Which takes us to the hard part of the conversation. I don't think anyone would disagree with anything already discussed. But, how do we get there? How do we work through the 'mess' to empower students? We want students to experience the power of intrinsically driving their own learning within this caring school. Teachers started discussing behaviors and landed on this goal:
"Adults and students will be able to demonstrate kindness and acceptance
towards others as a caring community."
From here, they broke the goal into steps, identifying a place to start.
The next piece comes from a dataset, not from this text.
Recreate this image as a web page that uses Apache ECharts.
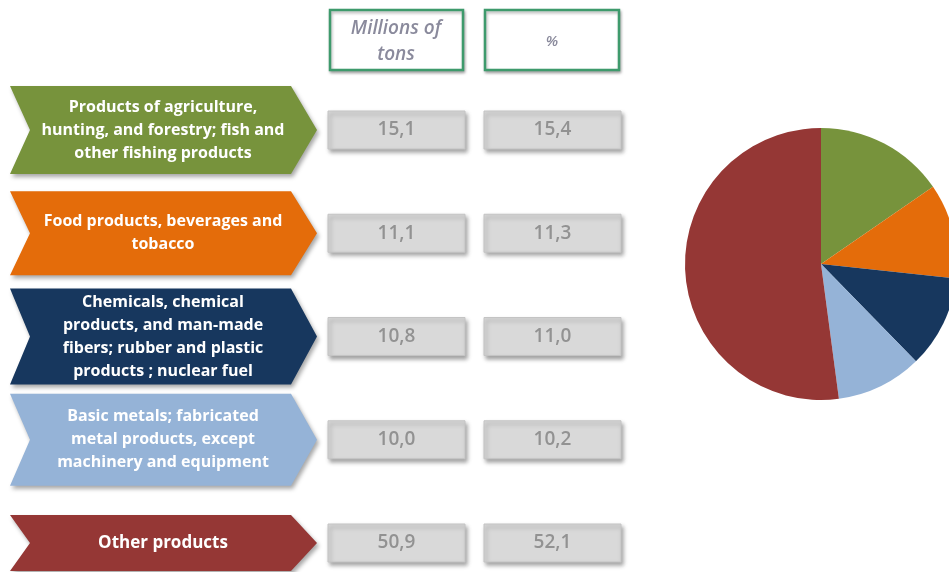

Their discussion shifted from what they will be doing...to what they want to see from students. Erin Merrill, sixth grade teacher, asked if the end goal could be "We want students to feel accepted and part of the learning community." She is right. We do want students to feel. And, as a result of what they feel, they will then be motivated to act. Student actions will allow us to gauge overall impact.
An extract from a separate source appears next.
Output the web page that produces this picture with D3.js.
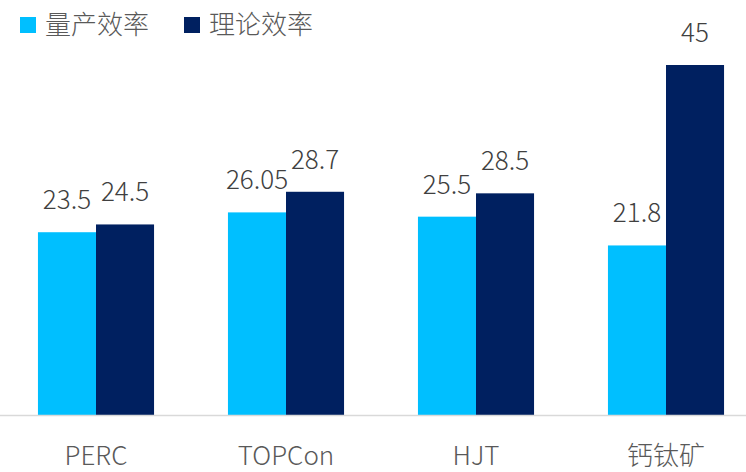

Fast forward to the end of the year. What will students be doing? What will they be leading? Discussing? Initiating? What will our school look like? Hard questions. But talking with the end in mind, will help us work backwards to create this innovative plan.
Innovation? Yes! Risk Taking? Yes! These teachers are willing to wrestle with looking at situations from multiple angles. Their desire to step out of comfort zone with how it's been done in the past is invigorating. It might be only a few classrooms at the beginning. Maybe it starts with meeting with interested students over lunch. It might move slowly. But, their innovative caring community is beginning to take shape and move forward - one step at a time.
" I read ideas and get inspired by them, but there's no follow through and I don't have the support and resources I need to implement them in my classroom. This cohort will give me the accountability I need to take the risks I want to in my classroom."
Jackie (first grade teacher at Riverdale Heights)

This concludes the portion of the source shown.